The Panamanian star waved to enthusiast people as he was driven around the main streets of Panama City and then taken to his hometown of Colón, 80km northeast of the Panamanian capital.

“The Panamanian people have reacted positively. I am the country’s hope for an Olympic gold medal. I don’t see it difficult. I devote myself to what I do. I will continue to be the same and I want to reach the Olympic gold as planned.”

Saladino took a break in his studies to focus on athletics. “I will resume my studies, I want to have a degree in electrical engineering.”

Off the track, “I am a quiet person. I don’t go out often. I lead a peaceful life as my girlfriend wants, at home. I want to focus on the future.”

Brazil’s 2002 World Junior Championships Triple Jump bronze medallist Keila Costa, his girlfriend, declared: “He has made great progress in just two seasons.

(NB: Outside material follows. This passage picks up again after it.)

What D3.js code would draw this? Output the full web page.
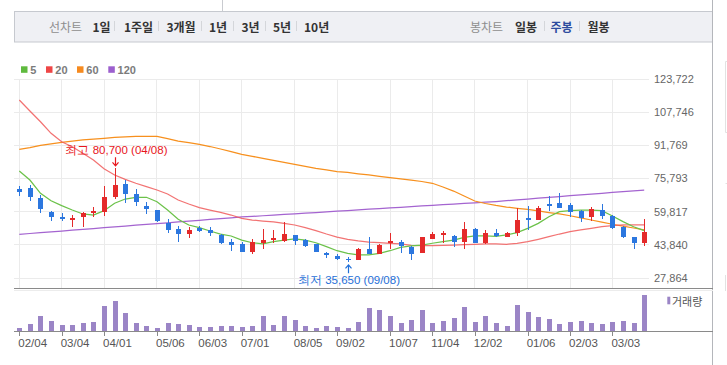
<!DOCTYPE html>
<html><head><meta charset="utf-8">
<script src="https://cdn.jsdelivr.net/npm/d3@7"></script>
<style>
html,body{margin:0;padding:0;background:#fff;}
svg{display:block;}
</style></head><body>
<svg id="c" width="727" height="365"></svg>
<script>
// ---------- DATA ----------
const dates = ["02/04","02/11","02/18","02/25","03/04","03/11","03/18","03/25","04/01","04/08",
  "04/15","04/22","04/29","05/06","05/13","05/20","05/27","06/03","06/10","06/17",
  "06/24","07/01","07/08","07/15","07/22","07/29","08/05","08/12","08/19","08/26",
  "09/02","09/08","09/16","09/23","09/30","10/07","10/14","10/21","10/28","11/04",
  "11/11","11/18","11/25","12/02","12/09","12/16","12/23","12/30","01/06","01/13",
  "01/20","01/27","02/03","02/10","02/17","02/24","03/03","03/09","03/16","03/23"];
const open = [70700,71200,66250,59800,57100,56150,57100,59300,59500,67000,
  73150,68450,62550,60600,54350,51450,49200,51950,51000,48700,
  45200,44250,40550,44850,46150,45850,48450,46150,44250,39750,
  38600,37150,36700,41850,39450,44850,45350,42800,40050,46800,
  48450,47950,45350,51450,44850,49550,47750,49400,56750,55950,
  63350,64150,63050,60150,57100,60600,57750,52550,47750,44850];
const high = [72200,72650,67850,60300,59000,58050,59800,62050,72200,80700,
  75050,70600,64450,60600,56150,52900,52450,52750,52450,49050,
  46650,45200,46500,51450,50950,54850,48700,46500,44300,40550,
  39300,38100,42450,47750,44100,49550,46150,43300,47500,49900,
  50650,48600,54850,51950,51000,51300,50150,61450,62550,62550,
  67350,68950,63850,60600,61900,63500,58200,53050,47750,56300];
const low = [67500,65100,59150,55450,55200,52550,52550,57400,57850,66050,
  64150,62700,58850,54850,49700,45350,47300,50150,48250,44400,
  41000,40400,39400,41700,44850,45350,43750,42650,40500,37650,
  36700,35650,36650,39400,39400,41700,40050,36700,39750,46500,
  44850,42650,41700,44600,44250,47450,47450,48100,51000,55800,
  60300,61450,57400,55000,55300,56450,51600,47300,41700,43300];
const close = [69400,67000,60950,57100,56600,56600,59300,60150,66900,72650,
  68200,64600,60950,55300,51150,49200,51000,50500,49700,44850,
  43900,40400,45350,46300,47150,49050,45850,43300,40550,38950,
  36850,36400,41850,39400,43600,45850,43300,39400,47450,49050,
  49400,45350,51450,44850,49550,47950,49700,55800,55800,61450,
  62400,61750,59800,56900,60950,57850,51950,47750,44600,50150];
const volume = [165000,385000,765000,515000,315000,315000,415000,465000,1265000,1515000,
  915000,415000,265000,165000,415000,365000,315000,215000,215000,265000,
  265000,215000,265000,765000,315000,765000,565000,265000,165000,265000,
  215000,165000,465000,1165000,1065000,765000,415000,565000,1065000,415000,
  515000,665000,1215000,465000,765000,415000,265000,1315000,965000,715000,
  615000,365000,465000,515000,415000,365000,465000,515000,415000,1815000];
const ma5 = [79400,75050,68650,65100,62700,60600,58700,58200,60300,63850,
  65900,66750,66750,64600,60600,56150,53400,52100,50500,49050,
  48100,46150,44850,44250,45350,46150,46650,46150,44850,42950,
  41000,39750,38950,38950,39750,41000,42650,43300,43750,44600,
  45350,46150,47450,48100,48100,47950,48600,49700,51800,54200,
  57400,59800,60300,60600,60600,60300,57750,55000,52550,50650];
const ma20 = [113600,108300,103150,97550,93500,91100,87950,84700,80450,77500,
  75400,73500,71850,70250,68350,65450,63500,61750,60600,59500,
  58200,56600,55800,55300,54850,54200,53400,52100,50650,49050,
  47600,46500,45700,45200,44850,44600,44250,43600,43400,43400,
  43600,43750,43900,44100,44250,44250,44100,44600,45350,46500,
  47750,49050,50150,51000,51800,52600,53050,53400,53400,53400];
const ma60 = [89850,90700,91800,92500,93250,93750,94350,94800,95150,95600,
  95900,96050,96100,96100,95050,93850,93050,92250,91200,90000,
  88700,87450,86500,85500,84550,83600,82650,81650,80700,79900,
  79050,78700,78050,77500,76850,76250,75650,75050,74350,73500,
  71700,69750,67350,64950,63750,62800,62050,61450,60950,60150,
  59400,58700,57850,56850,55800,54750,53750,52800,51950,51000];
const ma120 = [48900,49300,49700,50100,50500,50900,51300,51700,52100,52500,
  52900,53300,53700,54050,54450,54850,55250,55650,56050,56450,
  56850,57250,57550,57850,58150,58500,58800,59100,59400,59750,
  60050,60350,60650,61000,61300,61600,61900,62200,62550,62850,
  63150,63450,63800,64100,64400,64700,65100,65500,65900,66300,
  66700,67100,67500,67850,68250,68650,69050,69450,69850,70250];
const yTicks = [27864,43840,59817,75793,91769,107746,123722];
const xTickLabels = ["02/04","03/04","04/01","05/06","06/03","07/01","08/05","09/02","10/07","11/04","12/02","01/06","02/03","03/03"];
const maLabels = ["5","20","60","120"];
const periodLabels = ["1일","1주일","3개월","1년","3년","5년","10년"];
const candleTypeLabels = ["일봉","주봉","월봉"];
const activeCandleType = "주봉";
const volumeLabel = "거래량";

// ---------- STYLE / LAYOUT ----------
const NUM = "'Liberation Sans', Arial, sans-serif";
const KR = "'Noto Sans CJK KR', 'Noto Sans', sans-serif";
const RED = "#e42a2a", BLUE = "#2c77df", VOLC = "#9b85c6";
const maColors = ["#6cc24a","#f05a5a","#f7901e","#a464d0"];
const legendColors = ["#5fba3e","#ee4646","#f68a1f","#9c5fce"];

const svg = d3.select("#c");
const rows = dates.map((d,i)=>({d,o:open[i],h:high[i],l:low[i],c:close[i],v:volume[i]}));

const x = d3.scalePoint().domain(dates).range([19.3, 644.2]);
const y = d3.scaleLinear().domain([27864,123722]).range([278,79]);
const yv = d3.scaleLinear().domain([0,2000000]).range([331.3,291.3]);

// ---------- frame / top menu ----------
svg.append("line").attr("x1",222.5).attr("x2",222.5).attr("y1",0).attr("y2",11.5).attr("stroke","#c9cbd0");
svg.append("rect").attr("x",14.5).attr("y",11.5).attr("width",698).attr("height",30.5)
  .attr("fill","#eff0f4").attr("stroke","#c6c9cf");
svg.append("line").attr("x1",712.5).attr("x2",712.5).attr("y1",0).attr("y2",365).attr("stroke","#b4b6bb");
svg.append("path").attr("d","M727,61.5H725.5V132.5H727 M727,183.5H725.5 M725.5,275V291").attr("fill","none").attr("stroke","#e2e2e2");

const menuY = 26;
svg.append("text").attr("x",49).attr("y",menuY).attr("dominant-baseline","central")
  .attr("font-family",KR).attr("font-size",12).attr("fill","#8e8e8e").text("선차트");
const periodX = [92.5,124,166.5,209,241.5,273,304];
const periodSep = [114.5,158.5,201.5,233.5,265.5,296.5];
periodLabels.forEach((t,i)=>{
  svg.append("text").attr("x",periodX[i]).attr("y",menuY).attr("dominant-baseline","central")
    .attr("font-family",KR).attr("font-size",12).attr("font-weight","bold").attr("fill","#333").text(t);
});
periodSep.forEach(sx=>svg.append("line").attr("x1",sx).attr("x2",sx).attr("y1",21).attr("y2",31).attr("stroke","#d4d6da"));
svg.append("text").attr("x",470).attr("y",menuY).attr("dominant-baseline","central")
  .attr("font-family",KR).attr("font-size",12).attr("fill","#8e8e8e").text("봉차트");
const ctX = [515,550.5,587.5];
[544.5,579.5].forEach(sx=>svg.append("line").attr("x1",sx).attr("x2",sx).attr("y1",21).attr("y2",31).attr("stroke","#d4d6da"));
candleTypeLabels.forEach((t,i)=>{
  svg.append("text").attr("x",ctX[i]).attr("y",menuY).attr("dominant-baseline","central")
    .attr("font-family",KR).attr("font-size",12).attr("font-weight","bold")
    .attr("fill", t===activeCandleType ? "#2d4d9f" : "#333").text(t);
});

// ---------- legend ----------
const legSqX = [21,46,77,108.3];
maLabels.forEach((t,i)=>{
  svg.append("rect").attr("x",legSqX[i]).attr("y",66.3).attr("width",6.5).attr("height",6.5).attr("fill",legendColors[i]);
  svg.append("text").attr("x",legSqX[i]+9.3).attr("y",69.8).attr("dominant-baseline","central")
    .attr("font-family",NUM).attr("font-size",11).attr("font-weight","bold").attr("fill","#7b7b7b").text(t);
});

// ---------- grid ----------
const grid = svg.append("g").attr("shape-rendering","crispEdges");
yTicks.forEach(v=>{
  grid.append("line").attr("x1",14).attr("x2",649).attr("y1",y(v)).attr("y2",y(v)).attr("stroke","#ebebeb");
});
xTickLabels.forEach(t=>{
  grid.append("line").attr("x1",x(t)).attr("x2",x(t)).attr("y1",79).attr("y2",288).attr("stroke","#ebebeb");
});
const fmt = d3.format(",");
yTicks.forEach(v=>{
  svg.append("text").attr("x",654).attr("y",y(v)).attr("dy","0.35em")
    .attr("font-family",NUM).attr("font-size",11).attr("fill","#666").text(fmt(v));
});

// ---------- moving averages ----------
const maSeries = [ma120, ma60, ma20, ma5];
const maCols = [maColors[3], maColors[2], maColors[1], maColors[0]];
const lineGen = d3.line().x((d,i)=>x(dates[i])).y(d=>y(d));
maSeries.forEach((s,k)=>{
  svg.append("path").datum(s).attr("d",lineGen).attr("fill","none")
    .attr("stroke",maCols[k]).attr("stroke-width",1.25).attr("stroke-opacity", k===2?0.85:1);
});

// ---------- candles ----------
const cg = svg.append("g").attr("shape-rendering","crispEdges");
rows.forEach(r=>{
  const col = r.c >= r.o ? RED : BLUE;
  const cx = Math.round(x(r.d)) + 0.5;
  cg.append("line").attr("x1",cx).attr("x2",cx).attr("y1",y(r.h)).attr("y2",y(r.l)).attr("stroke",col);
  const top = y(Math.max(r.o,r.c)), bot = y(Math.min(r.o,r.c));
  cg.append("rect").attr("x",cx-2.5).attr("y",top).attr("width",5).attr("height",Math.max(1.2,bot-top)).attr("fill",col);
});

// ---------- high / low annotations ----------
const hiIdx = d3.maxIndex(high), loIdx = d3.minIndex(low);
const hx = Math.round(x(dates[hiIdx]))+0.5, hy = y(high[hiIdx]);
svg.append("path").attr("d",`M${hx},${hy-11}V${hy-2.5}M${hx-3},${hy-6}L${hx},${hy-2.5}L${hx+3},${hy-6}`)
  .attr("fill","none").attr("stroke","#e8161c").attr("stroke-width",1.2);
svg.append("text").attr("x",hx+1).attr("y",hy-18).attr("dominant-baseline","central").attr("text-anchor","middle")
  .attr("font-family",NUM).attr("font-size",11.5).attr("fill","#e8161c")
  .text(`최고 ${fmt(high[hiIdx])} (${dates[hiIdx]})`);
const lx = Math.round(x(dates[loIdx]))+0.5, ly = y(low[loIdx]);
svg.append("path").attr("d",`M${lx},${ly+11.5}V${ly+3}M${lx-3},${ly+6.5}L${lx},${ly+3}L${lx+3},${ly+6.5}`)
  .attr("fill","none").attr("stroke","#1f6fd8").attr("stroke-width",1.2);
svg.append("text").attr("x",lx+0.5).attr("y",ly+18.5).attr("dominant-baseline","central").attr("text-anchor","middle")
  .attr("font-family",NUM).attr("font-size",11.5).attr("fill","#1f6fd8")
  .text(`최저 ${fmt(low[loIdx])} (${dates[loIdx]})`);

// ---------- panel lines ----------
const pl = svg.append("g").attr("shape-rendering","crispEdges");
pl.append("line").attr("x1",14).attr("x2",713).attr("y1",288.5).attr("y2",288.5).attr("stroke","#8a8a8a");
pl.append("line").attr("x1",14).attr("x2",713).attr("y1",290.5).attr("y2",290.5).attr("stroke","#ececec");

// ---------- volume ----------
const vg = svg.append("g").attr("shape-rendering","crispEdges");
rows.forEach(r=>{
  const cx = Math.round(x(r.d)) + 0.5;
  vg.append("rect").attr("x",cx-2.5).attr("y",yv(r.v)).attr("width",5).attr("height",yv(0)-yv(r.v)).attr("fill",VOLC);
});
pl.append("line").attr("x1",14).attr("x2",713).attr("y1",331.5).attr("y2",331.5).attr("stroke","#8a8a8a");
xTickLabels.forEach(t=>{
  pl.append("line").attr("x1",Math.round(x(t))+0.5).attr("x2",Math.round(x(t))+0.5).attr("y1",331.5).attr("y2",335.5).attr("stroke","#8a8a8a");
  svg.append("text").attr("x",x(t)-1).attr("y",343).attr("dominant-baseline","central")
    .attr("font-family",NUM).attr("font-size",11.5).attr("fill","#555").text(t);
});
svg.append("rect").attr("x",667.3).attr("y",296.7).attr("width",3).attr("height",7.6).attr("fill",VOLC);
svg.append("text").attr("x",672).attr("y",300.5).attr("dominant-baseline","central")
  .attr("font-family",KR).attr("font-size",11).attr("fill","#555").text(volumeLabel);
</script>
</body></html>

I have learned a lot from him. We have been together 10 months. I hope to jump as well as he does!”

Saladino is also very close to his father, David, an electrical engineer and his mother Cristina a housewife. His eldest brother David is the one who introduced him to athletics when Irving was a teenager while his younger brother, Abdul, also practised some sprint and hurdles.

“I was once very close to becoming a baseball player. I was spotted by some scouts of US major league teams. I was a good centerfielder, with great speed. Not such a great hitter. But track was already in my heart and I decided to stick to it,” recalls Saladino.

Saladino’s first coach was former Panamanian sprinter Florencio Aguilar. The young athlete excelled in sprint, but Aguilar converted him into a long jumper. He made his international debut in 2002, when he claimed the Long Jump title at the Central American Junior Champs in Guatemala City breaking the national senior record with an altitude-aided 7.51m.

He then won the bronze medal at the CAC Juniors in Bridgetown, Barbados, but he could only manage 7.30m and failed to qualify for the 2002 World Junior Championships in Kingston.

In 2003, he achieved 7.46m, well enough for bronze at the South American Senior Championships in Barquisimeto, Venezuela.

In 2004, he finally reached the 8-metre mark with a 8.12m leap in Bogotá (2600m above sea level). That mark qualified him for the Athens Olympics, but the youngster could only jump a modest 7.42m in the qualifying round. He had also claimed the South American Under-23 crown in Barquisimeto.

After the Olympics, he moved to Brazil to train at the IAAF São Paulo Regional Training Centre, thanks to an Olympic Solidarity scholarship. He started to train under the guidance of Nélio Moura, who had coached great jumpers such as Jadel Gregório.

“Nélio Moura is like a third father to me. My Panamanian coach, Florencio Aguilar, is like my second father. I am part of their family.”

The results showed early in 2005, when he jumped over eight metres in eight of the twelve competitions he entered, including his personal best of 8.29m at the IAAF Grand Prix in Seville, a wind-aided 8.51m leap and a 8.20w for sixth at the IAAF World Championships. Saladino and Bayano Kamani (400m Hurdles) became the first Panamanians to reach a World Senior Championships final.
After a well-deserved holiday, Saladino will resume training with two main goals for 2007: the Pan American Games in Rio de Janeiro, Brazil, in July, and the World Championships in Osaka, Japan.

“It has been a long season so I need a rest. I will prepare for the Pan American Games in Brazil, which I consider my second home. I find a familiar atmosphere, I know the country and I hope to give the gold to Panama, as well as at the World Champs in Osaka.”

“It is a big challenge to stay on top. We have fine jumpers in the circuit like Howe, Gaisah, who are improving and I am sure Dwight Phillips wants to regain the no.1 spot. Competition is very close. If you make a slight mistake, you lose. I am ready to take on the challenge and I will focus on setting up the basis for 2008 with the Olympic gold obviously on my mind.”